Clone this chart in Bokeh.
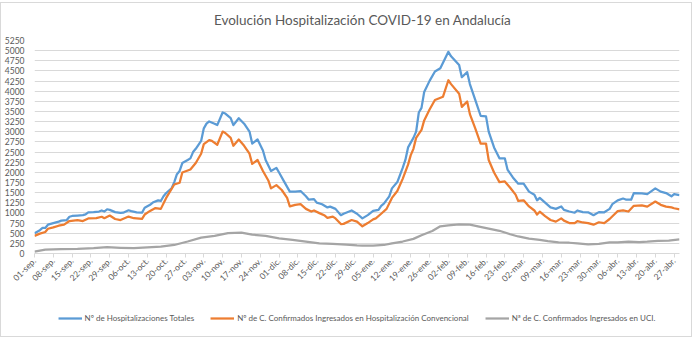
import math
from bokeh.plotting import figure
from bokeh.layouts import column
from bokeh.models import ColumnDataSource, FixedTicker, Range1d, Legend, LegendItem, Label
from bokeh.embed import file_html
from bokeh.resources import INLINE

# x = days since 01-sep
tick_labels = ["01-sep.", "08-sep.", "15-sep.", "22-sep.", "29-sep.", "06-oct.", "13-oct.",
               "20-oct.", "27-oct.", "03-nov.", "10-nov.", "17-nov.", "24-nov.", "01-dic.",
               "08-dic.", "15-dic.", "22-dic.", "29-dic.", "05-ene.", "12-ene.", "19-ene.",
               "26-ene.", "02-feb.", "09-feb.", "16-feb.", "23-feb.", "02-mar.", "09-mar.",
               "16-mar.", "23-mar.", "30-mar.", "06-abr.", "13-abr.", "20-abr.", "27-abr."]

blue_days = [0, 2, 3, 4, 5, 7, 9, 10, 12, 13, 14, 16, 18, 19, 20, 22, 24, 25, 26, 27, 28, 30, 32, 33,
             35, 36, 38, 40, 41, 43, 44, 46, 47, 48, 49, 51, 52, 53, 54, 55, 57, 58, 59, 60, 62, 63,
             64, 65, 67, 68, 70, 71, 73, 74, 76, 78, 80, 81, 83, 85, 86, 88, 90, 91, 93, 95, 97, 99,
             101, 102, 104, 105, 107, 109, 110, 112, 114, 115, 118, 120, 122, 124, 126, 128, 129, 130,
             132, 133, 135, 137, 138, 139, 141, 142, 143, 144, 145, 147, 149, 151, 154, 155, 158, 159,
             161, 162, 164, 166, 168, 169, 171, 173, 175, 176, 178, 180, 182, 184, 186, 187, 188, 190,
             192, 194, 196, 197, 199, 201, 202, 204, 206, 208, 210, 212, 214, 215, 217, 219, 220, 222,
             223, 226, 228, 231, 233, 235, 237, 238, 240]
blue_vals = [500, 575, 630, 630, 710, 750, 785, 810, 825, 905, 925, 935, 945, 965, 1015, 1020, 1035, 1060,
             1035, 1090, 1075, 1020, 1000, 1005, 1065, 1045, 1015, 1005, 1130, 1200, 1255, 1310, 1295,
             1410, 1490, 1605, 1760, 1955, 2035, 2230, 2305, 2345, 2500, 2580, 2775, 3085, 3200, 3255,
             3200, 3165, 3475, 3450, 3335, 3165, 3335, 3200, 3005, 2710, 2810, 2540, 2305, 2035, 2110,
             1995, 1760, 1525, 1525, 1540, 1410, 1330, 1340, 1255, 1215, 1135, 1155, 1100, 945, 980,
             1060, 980, 865, 945, 1050, 1075, 1175, 1230, 1410, 1605, 1760, 2110, 2305, 2615, 2850,
             3005, 3475, 3590, 3980, 4255, 4485, 4565, 4970, 4860, 4645, 4345, 4470, 4175, 3785, 3395,
             3380, 3005, 2615, 2345, 2345, 2070, 1875, 1720, 1720, 1525, 1450, 1310, 1370, 1255, 1135,
             1100, 1160, 1075, 1035, 1005, 1060, 1020, 1015, 945, 1020, 1015, 1100, 1215, 1310, 1355,
             1330, 1325, 1490, 1480, 1465, 1605, 1525, 1490, 1410, 1465, 1440]

orange_days = [0, 2, 4, 5, 7, 9, 11, 13, 16, 18, 20, 23, 25, 26, 28, 30, 32, 35, 37, 40, 41, 43, 45, 47,
               49, 52, 54, 55, 58, 60, 62, 63, 65, 66, 68, 70, 71, 73, 74, 76, 78, 80, 81, 83, 85, 87,
               88, 90, 92, 94, 95, 97, 99, 101, 103, 104, 106, 108, 109, 111, 112, 114, 115, 118, 120,
               122, 124, 126, 127, 129, 131, 133, 135, 137, 139, 140, 141, 142, 144, 145, 147, 149, 152,
               154, 155, 158, 159, 161, 162, 164, 166, 168, 169, 171, 173, 175, 177, 179, 180, 182, 184,
               186, 187, 188, 190, 192, 194, 196, 197, 199, 201, 202, 204, 206, 208, 210, 212, 214, 216,
               217, 219, 221, 223, 226, 228, 231, 233, 235, 237, 238, 240]
orange_vals = [435, 490, 530, 610, 645, 685, 710, 800, 820, 800, 865, 870, 905, 870, 935, 850, 825, 910,
               870, 855, 960, 1050, 1120, 1100, 1370, 1700, 1745, 1995, 2070, 2230, 2460, 2695, 2795,
               2775, 2680, 3005, 2970, 2850, 2655, 2810, 2655, 2460, 2210, 2305, 2035, 1800, 1605, 1685,
               1565, 1370, 1160, 1200, 1215, 1100, 1035, 1060, 995, 935, 880, 910, 865, 725, 730, 825,
               785, 670, 750, 840, 865, 980, 1100, 1370, 1540, 1840, 2190, 2425, 2580, 2850, 3045, 3280,
               3550, 3785, 3865, 4270, 4175, 3940, 3615, 3745, 3435, 3085, 2710, 2710, 2305, 1995, 1760,
               1775, 1620, 1450, 1295, 1310, 1160, 1060, 960, 1030, 920, 825, 785, 865, 810, 750, 750,
               800, 765, 750, 710, 770, 750, 850, 980, 1045, 1065, 1035, 1175, 1185, 1155, 1280, 1200,
               1155, 1135, 1115, 1090]

gray_days = [0, 4, 10, 16, 22, 27, 32, 37, 42, 47, 52, 57, 62, 67, 72, 77, 81, 86, 91, 96, 101, 106,
             111, 116, 120, 122, 126, 130, 133, 137, 141, 144, 148, 151, 154, 158, 162, 165, 169, 173,
             177, 180, 184, 188, 191, 195, 199, 202, 206, 210, 214, 217, 221, 225, 228, 232, 236, 240]
gray_vals = [45, 95, 110, 115, 130, 155, 140, 130, 150, 170, 210, 295, 390, 435, 500, 515, 465, 435,
             375, 335, 295, 250, 235, 220, 200, 195, 195, 210, 250, 295, 360, 450, 555, 670, 695, 715,
             710, 670, 615, 560, 475, 420, 365, 335, 305, 275, 265, 250, 225, 240, 275, 275, 290, 280,
             290, 310, 320, 350]

title_text = "Evolución Hospitalización COVID-19 en Andalucía"
series_names = ["Nº de Hospitalizaciones Totales",
                "Nº de C. Confirmados Ingresados en Hospitalización Convencional",
                "Nª de C. Confirmados Ingresados en UCI."]
series_colors = ["#5B9BD5", "#ED7D31", "#A5A5A5"]

FONT = "Lato"
TXT = "#595959"
GRID = "#D9D9D9"
W = 690


def strip(h):
    f = figure(width=W, height=h, output_backend="svg", toolbar_location=None,
               x_range=Range1d(0, W), y_range=Range1d(0, h), x_axis_type=None, y_axis_type=None,
               min_border_left=0, min_border_right=0, min_border_top=0, min_border_bottom=0)
    f.outline_line_color = None
    f.xgrid.grid_line_color = None
    f.ygrid.grid_line_color = None
    return f


# title strip
tf = strip(32)
tf.add_layout(Label(x=W / 2 + 6, y=16, text=title_text, text_align="center", text_baseline="middle",
                    text_font=FONT, text_font_size="13.5px", text_color=TXT))

# main chart
p = figure(width=W, height=265, output_backend="svg", toolbar_location=None,
           x_range=Range1d(0, 240), y_range=Range1d(0, 5250),
           min_border_left=31, min_border_right=12, min_border_top=5, min_border_bottom=47)
p.outline_line_color = None
p.xgrid.grid_line_color = None
p.ygrid.grid_line_color = GRID

p.yaxis.ticker = FixedTicker(ticks=list(range(0, 5251, 250)))
p.yaxis.axis_line_color = None
p.yaxis.major_tick_line_color = None
p.yaxis.minor_tick_line_color = None
p.yaxis.major_label_text_font = FONT
p.yaxis.major_label_text_font_size = "8.5px"
p.yaxis.major_label_text_color = TXT
p.yaxis.major_label_standoff = 4

xt = [7 * i for i in range(len(tick_labels))]
p.xaxis.ticker = FixedTicker(ticks=xt)
p.xaxis.major_label_overrides = {t: lab for t, lab in zip(xt, tick_labels)}
p.xaxis.axis_line_color = GRID
p.xaxis.major_tick_line_color = GRID
p.xaxis.major_tick_in = 0
p.xaxis.major_tick_out = 4
p.xaxis.minor_tick_line_color = None
p.xaxis.major_label_orientation = math.pi / 4
p.xaxis.major_label_text_font = FONT
p.xaxis.major_label_text_font_size = "8.5px"
p.xaxis.major_label_text_color = TXT
p.xaxis.major_label_standoff = 2

# legend strip below the chart (its lines share the series sources, kept off-range)
lf = strip(36)
lf.x_range = Range1d(-20, -10)
key_renderers = []
for d, v, c in [(blue_days, blue_vals, series_colors[0]),
                (orange_days, orange_vals, series_colors[1]),
                (gray_days, gray_vals, series_colors[2])]:
    src = ColumnDataSource(data=dict(x=d, y=v))
    p.line("x", "y", source=src, line_color=c, line_width=2.25, line_join="round")
    key_renderers.append(lf.line("x", "y", source=src, line_color=c, line_width=2.25))

legend = Legend(items=[LegendItem(label=n, renderers=[r]) for n, r in zip(series_names, key_renderers)],
                orientation="horizontal", location="center", border_line_color=None,
                background_fill_alpha=0, label_text_font=FONT, label_text_font_size="8px",
                label_text_color=TXT, glyph_width=24, glyph_height=10, label_standoff=3,
                spacing=16, padding=0, margin=0)
lf.add_layout(legend, "center")

layout = column(tf, p, lf, spacing=0)
layout.styles = {"border": "1px solid #D9D9D9", "margin-top": "2px"}

open("out.html", "w").write(file_html(layout, INLINE))
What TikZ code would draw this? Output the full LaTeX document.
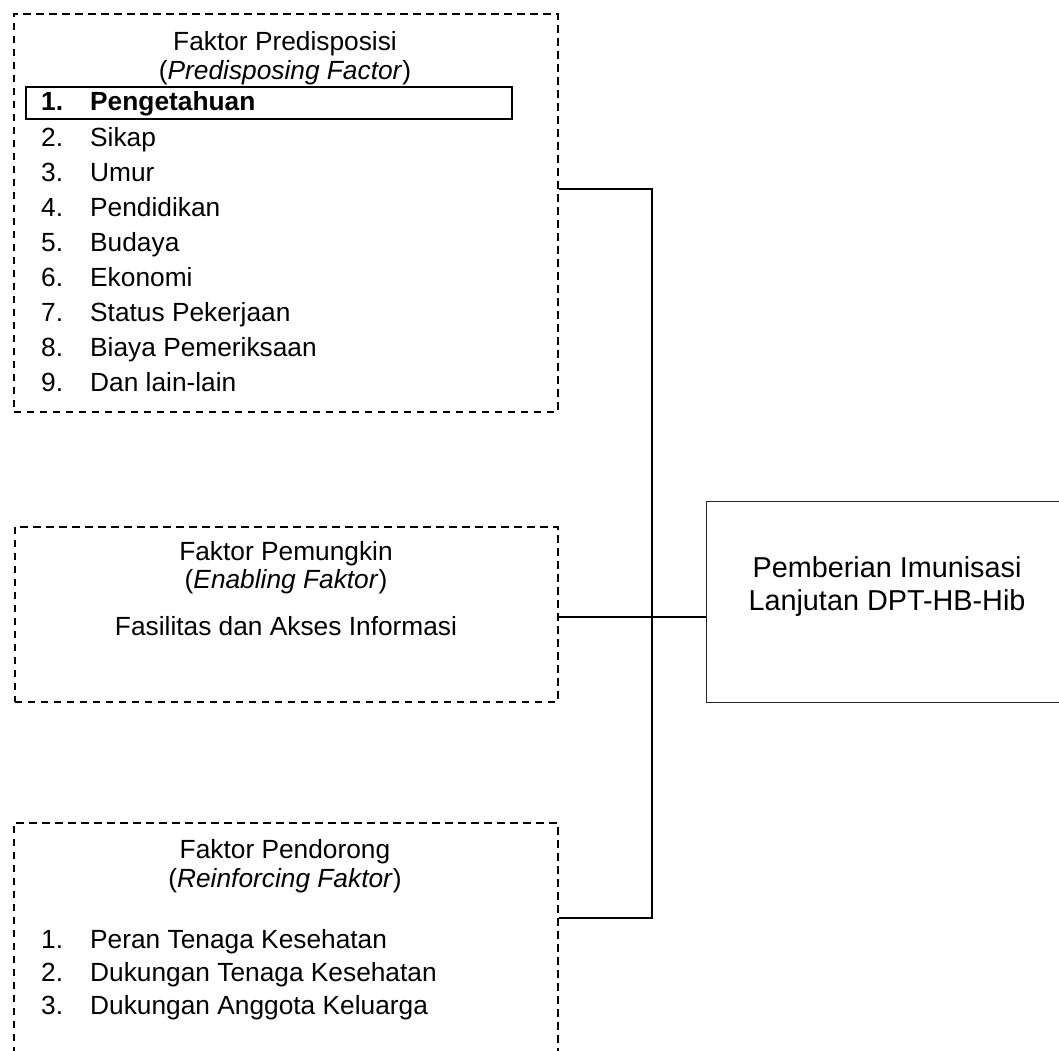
\documentclass[tikz,border=0pt]{standalone}
\usepackage{fontspec}
\setmainfont{Liberation Sans}
\begin{document}
\begin{tikzpicture}[x=1pt,y=-1pt,
  dashbox/.style={draw=black, line width=1.8pt, dash pattern=on 7.5pt off 5.5pt, anchor=north west, inner sep=0pt},
  solidbox/.style={draw=black!85, line width=1.2pt, anchor=north west, inner sep=0pt},
  conn/.style={draw=black, line width=1.5pt},
  txt/.style={font=\fontsize{26.3}{30}\selectfont, inner sep=0pt},
  bigtxt/.style={font=\fontsize{28.8}{33}\selectfont, inner sep=0pt}]
\useasboundingbox (0,0) rectangle (1059,1050);
\clip (0,0) rectangle (1059,1050);
% boxes
\node[dashbox, minimum width=544pt, minimum height=398pt] (pre) at (13,13) {};
\node[solidbox, draw=black, line width=1.5pt, minimum width=486pt, minimum height=32pt] (know) at (25,86) {};
\node[dashbox, minimum width=543pt, minimum height=175pt] (pem) at (14,526) {};
\node[dashbox, minimum width=544pt, minimum height=300pt] (pen) at (13,822) {};
\node[solidbox, minimum width=362pt, minimum height=201pt] (out) at (706,501) {};
% top box text
\node[txt, anchor=base] (preT1) at (285,50) {Faktor Predisposisi};
\node[txt, anchor=base] (preT2) at (285,79) {(\textit{Predisposing Factor})};
\node[txt, anchor=base west] (pn1) at (41,110) {\textbf{1.}};
\node[txt, anchor=base west] (p1) at (90,110) {\textbf{Pengetahuan}};
\foreach \n/\t/\y in {2/Sikap/146, 3/Umur/181, 4/Pendidikan/216, 5/Budaya/251, 6/Ekonomi/286, 7/Status Pekerjaan/321, 8/Biaya Pemeriksaan/356, 9/Dan lain-lain/391}{
  \node[txt, anchor=base west] (pn\n) at (41,\y) {\n.};
  \node[txt, anchor=base west] (p\n) at (90,\y) {\t};
}
% middle box text
\node[txt, anchor=base] (pemT1) at (286,560) {Faktor Pemungkin};
\node[txt, anchor=base] (pemT2) at (286,588) {(\textit{Enabling Faktor})};
\node[txt, anchor=base] (pemT3) at (286,635) {Fasilitas dan Akses Informasi};
% bottom box text
\node[txt, anchor=base] (penT1) at (285,858) {Faktor Pendorong};
\node[txt, anchor=base] (penT2) at (285,887) {(\textit{Reinforcing Faktor})};
\foreach \n/\t/\y in {1/Peran Tenaga Kesehatan/948, 2/Dukungan Tenaga Kesehatan/981, 3/Dukungan Anggota Keluarga/1014}{
  \node[txt, anchor=base west] (qn\n) at (41,\y) {\n.};
  \node[txt, anchor=base west] (q\n) at (90,\y) {\t};
}
% outcome text
\node[bigtxt, anchor=base] (outT1) at (887,577) {Pemberian Imunisasi};
\node[bigtxt, anchor=base] (outT2) at (887,610) {Lanjutan DPT-HB-Hib};
% connectors
\coordinate (j1) at (652,189);
\coordinate (j2) at (652,918);
\coordinate (j3) at (652,617);
\draw[conn] (pre.east |- j1) -- (j1) -- (j2) -- (pen.east |- j2);
\draw[conn] (pem.east |- j3) -- (out.west |- j3);
\end{tikzpicture}
\end{document}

_ _ _ _ _

▸ GIVEN INSTRUCTION
Everything from the first line to the line with "from bokeh.resources import INLINE" must be repeated exactly, and nothing else. Leave the pictures out.

▸ SOLUTION TO THIS TASK
Clone this chart in Bokeh.
import math
from bokeh.plotting import figure
from bokeh.layouts import column
from bokeh.models import ColumnDataSource, FixedTicker, Range1d, Legend, LegendItem, Label
from bokeh.embed import file_html
from bokeh.resources import INLINE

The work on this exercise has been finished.